> WHAT THE TASK ASKS:
Take the lines from the top down to and including the one with "0.33, 0.34, 0.36, 0.43, 0.63, 0.63, 0.63, 0.80, 0.90, 0.85]" and repeat them exactly. Omit images.

--- begin EXTRACTED INFORMATION ---

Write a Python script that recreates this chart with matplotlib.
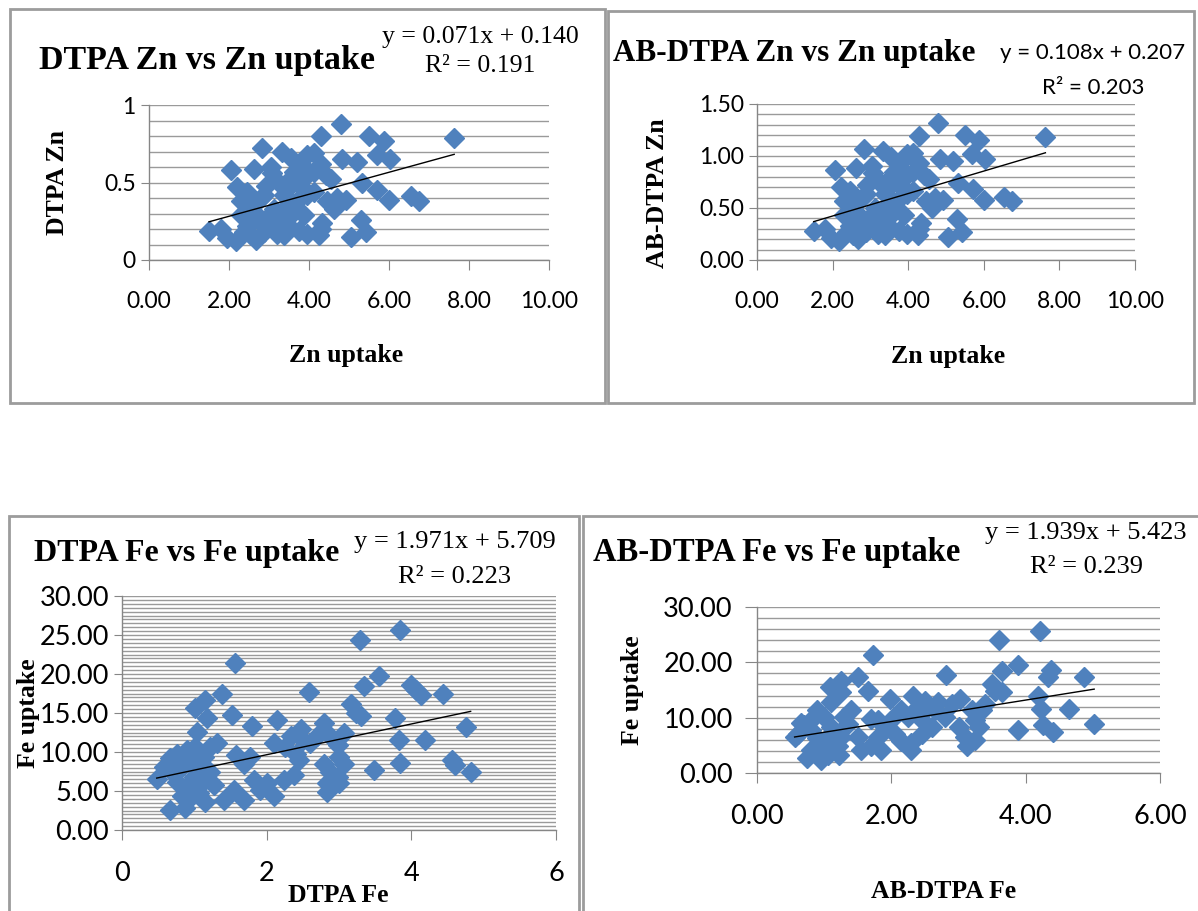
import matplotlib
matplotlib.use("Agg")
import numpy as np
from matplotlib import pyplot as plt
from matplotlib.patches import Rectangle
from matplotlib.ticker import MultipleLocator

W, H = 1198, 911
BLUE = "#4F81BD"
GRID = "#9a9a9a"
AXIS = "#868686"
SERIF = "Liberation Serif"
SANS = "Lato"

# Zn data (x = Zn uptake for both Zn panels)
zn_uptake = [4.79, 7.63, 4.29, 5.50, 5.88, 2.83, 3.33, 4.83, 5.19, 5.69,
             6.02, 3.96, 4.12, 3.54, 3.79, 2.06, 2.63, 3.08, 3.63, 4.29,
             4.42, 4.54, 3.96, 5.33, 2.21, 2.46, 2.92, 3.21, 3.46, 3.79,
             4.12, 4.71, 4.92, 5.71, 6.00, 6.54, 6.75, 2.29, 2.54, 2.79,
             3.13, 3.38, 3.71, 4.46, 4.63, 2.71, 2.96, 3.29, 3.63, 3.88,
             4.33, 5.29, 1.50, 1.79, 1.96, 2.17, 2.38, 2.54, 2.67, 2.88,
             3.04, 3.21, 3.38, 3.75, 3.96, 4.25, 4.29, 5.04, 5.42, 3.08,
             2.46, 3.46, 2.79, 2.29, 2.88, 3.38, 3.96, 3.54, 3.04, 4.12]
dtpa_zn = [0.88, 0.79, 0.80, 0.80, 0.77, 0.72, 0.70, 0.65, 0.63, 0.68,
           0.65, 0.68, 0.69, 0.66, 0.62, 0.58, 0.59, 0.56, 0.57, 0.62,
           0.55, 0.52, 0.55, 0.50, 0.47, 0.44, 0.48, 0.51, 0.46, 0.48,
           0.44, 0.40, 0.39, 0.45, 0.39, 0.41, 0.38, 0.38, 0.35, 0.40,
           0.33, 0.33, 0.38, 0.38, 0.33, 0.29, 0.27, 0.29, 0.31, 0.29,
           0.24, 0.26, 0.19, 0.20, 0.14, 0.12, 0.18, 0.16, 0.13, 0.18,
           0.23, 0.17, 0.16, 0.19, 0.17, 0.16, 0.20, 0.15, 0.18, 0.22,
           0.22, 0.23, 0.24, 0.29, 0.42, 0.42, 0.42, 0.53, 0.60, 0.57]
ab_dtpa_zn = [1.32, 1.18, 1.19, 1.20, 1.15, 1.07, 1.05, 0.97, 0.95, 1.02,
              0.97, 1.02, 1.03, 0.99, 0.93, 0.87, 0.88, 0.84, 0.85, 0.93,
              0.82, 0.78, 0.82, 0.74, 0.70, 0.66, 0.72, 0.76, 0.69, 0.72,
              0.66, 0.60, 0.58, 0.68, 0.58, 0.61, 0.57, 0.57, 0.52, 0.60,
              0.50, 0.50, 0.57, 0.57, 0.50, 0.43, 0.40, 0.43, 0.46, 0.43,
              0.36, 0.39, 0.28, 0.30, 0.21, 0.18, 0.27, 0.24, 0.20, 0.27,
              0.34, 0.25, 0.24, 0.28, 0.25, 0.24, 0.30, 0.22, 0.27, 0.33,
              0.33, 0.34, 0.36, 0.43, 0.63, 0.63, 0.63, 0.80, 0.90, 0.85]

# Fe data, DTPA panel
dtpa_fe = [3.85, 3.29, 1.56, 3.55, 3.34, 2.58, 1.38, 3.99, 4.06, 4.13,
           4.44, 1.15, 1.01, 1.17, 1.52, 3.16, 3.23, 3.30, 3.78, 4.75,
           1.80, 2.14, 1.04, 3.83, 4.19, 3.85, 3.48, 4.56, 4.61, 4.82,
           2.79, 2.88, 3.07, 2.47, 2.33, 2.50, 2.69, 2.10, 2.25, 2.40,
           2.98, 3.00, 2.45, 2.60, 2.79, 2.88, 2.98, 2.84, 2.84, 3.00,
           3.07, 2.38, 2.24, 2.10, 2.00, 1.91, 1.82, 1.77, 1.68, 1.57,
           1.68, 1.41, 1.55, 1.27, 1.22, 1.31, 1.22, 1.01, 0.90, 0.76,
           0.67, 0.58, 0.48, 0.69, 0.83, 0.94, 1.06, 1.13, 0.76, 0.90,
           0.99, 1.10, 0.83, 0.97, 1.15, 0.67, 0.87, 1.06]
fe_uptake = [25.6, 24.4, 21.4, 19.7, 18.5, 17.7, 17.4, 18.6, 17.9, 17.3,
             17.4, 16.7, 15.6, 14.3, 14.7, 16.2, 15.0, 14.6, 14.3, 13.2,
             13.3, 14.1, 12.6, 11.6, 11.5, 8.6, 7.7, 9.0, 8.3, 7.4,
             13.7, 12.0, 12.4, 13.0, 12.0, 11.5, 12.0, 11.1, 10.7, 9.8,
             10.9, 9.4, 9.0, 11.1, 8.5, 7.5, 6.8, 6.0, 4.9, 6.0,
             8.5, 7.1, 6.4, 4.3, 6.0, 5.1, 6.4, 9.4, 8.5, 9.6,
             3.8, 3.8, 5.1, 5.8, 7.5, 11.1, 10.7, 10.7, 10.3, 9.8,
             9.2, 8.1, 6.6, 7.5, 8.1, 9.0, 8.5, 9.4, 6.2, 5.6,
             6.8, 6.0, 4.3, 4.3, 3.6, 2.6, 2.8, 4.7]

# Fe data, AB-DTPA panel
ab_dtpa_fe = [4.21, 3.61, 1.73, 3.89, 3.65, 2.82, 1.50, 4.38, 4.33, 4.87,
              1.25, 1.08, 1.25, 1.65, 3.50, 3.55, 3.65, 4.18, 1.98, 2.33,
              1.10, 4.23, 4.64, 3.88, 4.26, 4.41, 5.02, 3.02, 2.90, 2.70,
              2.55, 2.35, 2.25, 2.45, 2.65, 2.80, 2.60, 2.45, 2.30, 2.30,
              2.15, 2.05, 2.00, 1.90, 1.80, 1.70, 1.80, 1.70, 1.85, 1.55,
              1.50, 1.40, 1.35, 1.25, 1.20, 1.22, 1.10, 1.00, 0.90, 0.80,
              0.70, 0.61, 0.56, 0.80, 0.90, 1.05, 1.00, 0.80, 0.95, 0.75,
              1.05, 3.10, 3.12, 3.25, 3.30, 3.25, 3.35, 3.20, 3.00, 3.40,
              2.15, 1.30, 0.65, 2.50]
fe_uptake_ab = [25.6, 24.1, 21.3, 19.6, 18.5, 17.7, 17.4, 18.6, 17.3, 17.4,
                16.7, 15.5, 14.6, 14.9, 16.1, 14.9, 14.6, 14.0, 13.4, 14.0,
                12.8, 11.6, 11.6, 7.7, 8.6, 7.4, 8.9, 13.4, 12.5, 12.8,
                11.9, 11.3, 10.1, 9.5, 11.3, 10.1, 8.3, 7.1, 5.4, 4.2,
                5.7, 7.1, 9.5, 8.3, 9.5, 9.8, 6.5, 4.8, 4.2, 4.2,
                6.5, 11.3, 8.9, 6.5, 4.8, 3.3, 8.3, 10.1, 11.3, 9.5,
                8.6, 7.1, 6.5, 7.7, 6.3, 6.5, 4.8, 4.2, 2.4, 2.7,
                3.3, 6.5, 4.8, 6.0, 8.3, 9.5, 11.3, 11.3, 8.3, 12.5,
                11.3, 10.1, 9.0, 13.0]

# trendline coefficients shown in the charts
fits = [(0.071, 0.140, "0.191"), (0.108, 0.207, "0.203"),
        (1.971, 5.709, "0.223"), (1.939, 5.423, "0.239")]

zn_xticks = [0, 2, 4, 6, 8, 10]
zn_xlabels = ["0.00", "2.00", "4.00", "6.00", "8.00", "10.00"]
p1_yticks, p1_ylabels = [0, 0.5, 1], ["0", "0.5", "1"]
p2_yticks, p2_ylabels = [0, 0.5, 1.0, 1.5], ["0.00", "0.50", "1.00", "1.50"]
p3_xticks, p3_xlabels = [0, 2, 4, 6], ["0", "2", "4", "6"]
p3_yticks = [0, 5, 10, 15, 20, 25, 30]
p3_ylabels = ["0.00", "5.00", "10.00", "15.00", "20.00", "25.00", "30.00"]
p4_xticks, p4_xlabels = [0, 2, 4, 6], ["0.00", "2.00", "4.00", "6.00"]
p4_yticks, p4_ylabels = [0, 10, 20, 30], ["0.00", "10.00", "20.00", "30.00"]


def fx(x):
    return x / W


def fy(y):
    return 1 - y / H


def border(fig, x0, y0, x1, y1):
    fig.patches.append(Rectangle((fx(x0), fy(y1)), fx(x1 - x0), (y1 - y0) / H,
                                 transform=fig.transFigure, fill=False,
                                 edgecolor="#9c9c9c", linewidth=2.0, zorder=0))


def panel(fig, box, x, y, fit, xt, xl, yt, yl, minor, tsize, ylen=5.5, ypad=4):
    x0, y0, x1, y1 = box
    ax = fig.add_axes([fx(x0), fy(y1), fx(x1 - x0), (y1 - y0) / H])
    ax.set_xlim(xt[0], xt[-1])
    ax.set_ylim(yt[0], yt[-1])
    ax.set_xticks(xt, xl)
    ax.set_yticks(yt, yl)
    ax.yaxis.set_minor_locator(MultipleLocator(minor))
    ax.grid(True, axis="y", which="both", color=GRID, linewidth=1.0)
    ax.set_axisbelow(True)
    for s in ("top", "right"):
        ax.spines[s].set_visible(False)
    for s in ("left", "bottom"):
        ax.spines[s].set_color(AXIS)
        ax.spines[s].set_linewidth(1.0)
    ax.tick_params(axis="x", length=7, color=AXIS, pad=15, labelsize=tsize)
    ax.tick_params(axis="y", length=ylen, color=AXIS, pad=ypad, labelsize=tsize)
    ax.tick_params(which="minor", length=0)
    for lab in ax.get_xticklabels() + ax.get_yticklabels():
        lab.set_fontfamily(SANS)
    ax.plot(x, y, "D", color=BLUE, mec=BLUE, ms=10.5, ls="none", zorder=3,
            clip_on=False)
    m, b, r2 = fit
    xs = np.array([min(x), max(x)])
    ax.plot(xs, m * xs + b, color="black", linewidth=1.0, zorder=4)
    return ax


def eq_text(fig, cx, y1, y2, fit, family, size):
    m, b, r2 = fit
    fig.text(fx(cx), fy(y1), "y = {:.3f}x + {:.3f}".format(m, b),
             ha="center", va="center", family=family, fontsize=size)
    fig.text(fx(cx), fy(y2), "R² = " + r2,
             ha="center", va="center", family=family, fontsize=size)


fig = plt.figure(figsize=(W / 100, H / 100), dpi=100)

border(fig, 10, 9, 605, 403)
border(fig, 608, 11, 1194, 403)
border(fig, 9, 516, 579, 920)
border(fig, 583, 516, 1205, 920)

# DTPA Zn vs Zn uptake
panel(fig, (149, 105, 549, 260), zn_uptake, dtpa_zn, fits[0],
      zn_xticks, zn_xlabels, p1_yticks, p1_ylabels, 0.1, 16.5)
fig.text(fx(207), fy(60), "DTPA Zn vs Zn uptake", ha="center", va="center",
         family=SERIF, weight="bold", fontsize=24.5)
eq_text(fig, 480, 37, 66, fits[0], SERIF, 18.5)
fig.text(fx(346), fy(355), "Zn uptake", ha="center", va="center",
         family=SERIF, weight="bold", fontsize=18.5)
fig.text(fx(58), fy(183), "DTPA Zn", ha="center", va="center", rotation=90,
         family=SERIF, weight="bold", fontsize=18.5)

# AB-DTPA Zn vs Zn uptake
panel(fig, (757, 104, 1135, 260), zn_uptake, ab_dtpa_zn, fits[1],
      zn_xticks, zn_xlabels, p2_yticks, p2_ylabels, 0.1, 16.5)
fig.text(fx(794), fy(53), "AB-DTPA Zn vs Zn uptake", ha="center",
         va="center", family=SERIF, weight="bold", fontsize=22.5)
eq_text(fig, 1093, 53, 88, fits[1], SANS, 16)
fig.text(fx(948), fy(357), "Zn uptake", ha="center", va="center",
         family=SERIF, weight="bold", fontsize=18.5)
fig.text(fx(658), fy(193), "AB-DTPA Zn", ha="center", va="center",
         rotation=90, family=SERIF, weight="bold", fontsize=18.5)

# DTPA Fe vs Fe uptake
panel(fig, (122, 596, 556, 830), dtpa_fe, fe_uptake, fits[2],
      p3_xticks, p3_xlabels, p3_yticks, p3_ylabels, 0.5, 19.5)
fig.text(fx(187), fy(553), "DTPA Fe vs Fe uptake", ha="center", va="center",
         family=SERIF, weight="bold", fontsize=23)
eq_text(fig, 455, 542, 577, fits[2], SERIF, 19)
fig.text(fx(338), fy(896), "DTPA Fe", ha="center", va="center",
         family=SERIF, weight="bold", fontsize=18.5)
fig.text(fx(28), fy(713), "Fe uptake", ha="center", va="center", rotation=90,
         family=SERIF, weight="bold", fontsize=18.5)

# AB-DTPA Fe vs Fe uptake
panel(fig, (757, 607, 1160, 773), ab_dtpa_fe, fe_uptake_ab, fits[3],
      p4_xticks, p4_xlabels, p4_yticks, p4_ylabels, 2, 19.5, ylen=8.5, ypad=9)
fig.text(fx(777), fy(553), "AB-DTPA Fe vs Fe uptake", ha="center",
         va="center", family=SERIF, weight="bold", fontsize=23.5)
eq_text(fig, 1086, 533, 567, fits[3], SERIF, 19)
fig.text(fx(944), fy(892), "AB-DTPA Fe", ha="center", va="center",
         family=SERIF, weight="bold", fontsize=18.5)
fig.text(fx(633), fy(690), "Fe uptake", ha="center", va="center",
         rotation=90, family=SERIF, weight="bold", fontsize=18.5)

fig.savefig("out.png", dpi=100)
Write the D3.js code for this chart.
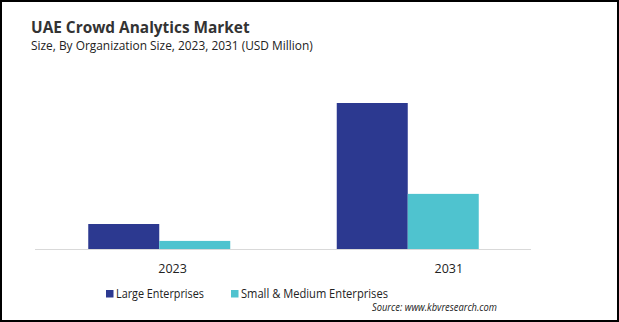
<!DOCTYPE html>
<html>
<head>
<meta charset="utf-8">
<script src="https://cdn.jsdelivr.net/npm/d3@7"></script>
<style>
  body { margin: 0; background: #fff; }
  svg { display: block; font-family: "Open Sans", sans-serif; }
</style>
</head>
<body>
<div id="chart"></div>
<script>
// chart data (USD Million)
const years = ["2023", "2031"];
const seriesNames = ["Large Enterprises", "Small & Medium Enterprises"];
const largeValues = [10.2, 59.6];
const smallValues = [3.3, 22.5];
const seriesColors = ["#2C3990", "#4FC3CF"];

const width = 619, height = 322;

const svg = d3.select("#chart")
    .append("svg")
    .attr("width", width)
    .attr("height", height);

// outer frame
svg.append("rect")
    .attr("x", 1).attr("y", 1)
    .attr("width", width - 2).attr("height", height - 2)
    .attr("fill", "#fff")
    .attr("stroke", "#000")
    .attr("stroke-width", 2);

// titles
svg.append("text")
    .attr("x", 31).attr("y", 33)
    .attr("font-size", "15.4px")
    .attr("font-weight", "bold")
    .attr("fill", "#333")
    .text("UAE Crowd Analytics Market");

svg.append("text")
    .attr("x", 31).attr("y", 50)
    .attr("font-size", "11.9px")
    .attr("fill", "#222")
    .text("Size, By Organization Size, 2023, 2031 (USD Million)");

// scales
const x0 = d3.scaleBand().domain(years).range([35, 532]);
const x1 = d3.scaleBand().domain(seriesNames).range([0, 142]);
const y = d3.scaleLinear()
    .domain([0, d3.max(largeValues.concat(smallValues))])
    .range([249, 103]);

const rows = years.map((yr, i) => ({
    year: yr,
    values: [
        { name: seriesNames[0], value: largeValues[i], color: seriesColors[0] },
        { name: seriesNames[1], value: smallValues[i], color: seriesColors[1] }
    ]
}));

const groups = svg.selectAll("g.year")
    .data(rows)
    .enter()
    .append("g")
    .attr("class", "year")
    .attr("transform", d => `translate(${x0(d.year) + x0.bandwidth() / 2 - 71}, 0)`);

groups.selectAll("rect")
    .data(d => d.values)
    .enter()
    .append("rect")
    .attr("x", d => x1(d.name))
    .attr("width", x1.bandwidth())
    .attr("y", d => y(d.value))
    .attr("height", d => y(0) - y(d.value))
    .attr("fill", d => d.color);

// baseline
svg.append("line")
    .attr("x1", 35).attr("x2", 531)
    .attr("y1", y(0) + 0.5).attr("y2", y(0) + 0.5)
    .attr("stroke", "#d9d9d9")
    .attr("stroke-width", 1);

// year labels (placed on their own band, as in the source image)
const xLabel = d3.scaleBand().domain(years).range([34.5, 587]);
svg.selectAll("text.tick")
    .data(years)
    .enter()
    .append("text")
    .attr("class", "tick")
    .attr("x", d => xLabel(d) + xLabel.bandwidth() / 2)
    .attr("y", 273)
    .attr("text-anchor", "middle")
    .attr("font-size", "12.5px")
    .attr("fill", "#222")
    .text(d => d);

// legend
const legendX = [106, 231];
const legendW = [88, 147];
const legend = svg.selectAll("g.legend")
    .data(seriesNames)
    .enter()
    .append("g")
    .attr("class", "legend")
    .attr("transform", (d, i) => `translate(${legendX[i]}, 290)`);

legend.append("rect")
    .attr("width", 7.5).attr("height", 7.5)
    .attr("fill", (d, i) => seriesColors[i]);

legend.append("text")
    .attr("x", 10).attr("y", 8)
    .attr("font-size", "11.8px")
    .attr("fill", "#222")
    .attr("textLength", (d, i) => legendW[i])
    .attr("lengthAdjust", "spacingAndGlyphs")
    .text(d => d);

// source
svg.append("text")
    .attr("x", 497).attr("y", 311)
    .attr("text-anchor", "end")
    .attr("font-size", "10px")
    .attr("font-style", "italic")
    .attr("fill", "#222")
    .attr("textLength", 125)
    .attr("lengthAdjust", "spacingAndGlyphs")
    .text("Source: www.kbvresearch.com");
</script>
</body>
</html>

--- end EXTRACTED INFORMATION ---

> WRITTEN SOLUTION:
Write a Python script that recreates this chart with matplotlib.
import matplotlib
matplotlib.use("Agg")
import numpy as np
from matplotlib import pyplot as plt
from matplotlib.patches import Rectangle
from matplotlib.ticker import MultipleLocator

W, H = 1198, 911
BLUE = "#4F81BD"
GRID = "#9a9a9a"
AXIS = "#868686"
SERIF = "Liberation Serif"
SANS = "Lato"

# Zn data (x = Zn uptake for both Zn panels)
zn_uptake = [4.79, 7.63, 4.29, 5.50, 5.88, 2.83, 3.33, 4.83, 5.19, 5.69,
             6.02, 3.96, 4.12, 3.54, 3.79, 2.06, 2.63, 3.08, 3.63, 4.29,
             4.42, 4.54, 3.96, 5.33, 2.21, 2.46, 2.92, 3.21, 3.46, 3.79,
             4.12, 4.71, 4.92, 5.71, 6.00, 6.54, 6.75, 2.29, 2.54, 2.79,
             3.13, 3.38, 3.71, 4.46, 4.63, 2.71, 2.96, 3.29, 3.63, 3.88,
             4.33, 5.29, 1.50, 1.79, 1.96, 2.17, 2.38, 2.54, 2.67, 2.88,
             3.04, 3.21, 3.38, 3.75, 3.96, 4.25, 4.29, 5.04, 5.42, 3.08,
             2.46, 3.46, 2.79, 2.29, 2.88, 3.38, 3.96, 3.54, 3.04, 4.12]
dtpa_zn = [0.88, 0.79, 0.80, 0.80, 0.77, 0.72, 0.70, 0.65, 0.63, 0.68,
           0.65, 0.68, 0.69, 0.66, 0.62, 0.58, 0.59, 0.56, 0.57, 0.62,
           0.55, 0.52, 0.55, 0.50, 0.47, 0.44, 0.48, 0.51, 0.46, 0.48,
           0.44, 0.40, 0.39, 0.45, 0.39, 0.41, 0.38, 0.38, 0.35, 0.40,
           0.33, 0.33, 0.38, 0.38, 0.33, 0.29, 0.27, 0.29, 0.31, 0.29,
           0.24, 0.26, 0.19, 0.20, 0.14, 0.12, 0.18, 0.16, 0.13, 0.18,
           0.23, 0.17, 0.16, 0.19, 0.17, 0.16, 0.20, 0.15, 0.18, 0.22,
           0.22, 0.23, 0.24, 0.29, 0.42, 0.42, 0.42, 0.53, 0.60, 0.57]
ab_dtpa_zn = [1.32, 1.18, 1.19, 1.20, 1.15, 1.07, 1.05, 0.97, 0.95, 1.02,
              0.97, 1.02, 1.03, 0.99, 0.93, 0.87, 0.88, 0.84, 0.85, 0.93,
              0.82, 0.78, 0.82, 0.74, 0.70, 0.66, 0.72, 0.76, 0.69, 0.72,
              0.66, 0.60, 0.58, 0.68, 0.58, 0.61, 0.57, 0.57, 0.52, 0.60,
              0.50, 0.50, 0.57, 0.57, 0.50, 0.43, 0.40, 0.43, 0.46, 0.43,
              0.36, 0.39, 0.28, 0.30, 0.21, 0.18, 0.27, 0.24, 0.20, 0.27,
              0.34, 0.25, 0.24, 0.28, 0.25, 0.24, 0.30, 0.22, 0.27, 0.33,
              0.33, 0.34, 0.36, 0.43, 0.63, 0.63, 0.63, 0.80, 0.90, 0.85]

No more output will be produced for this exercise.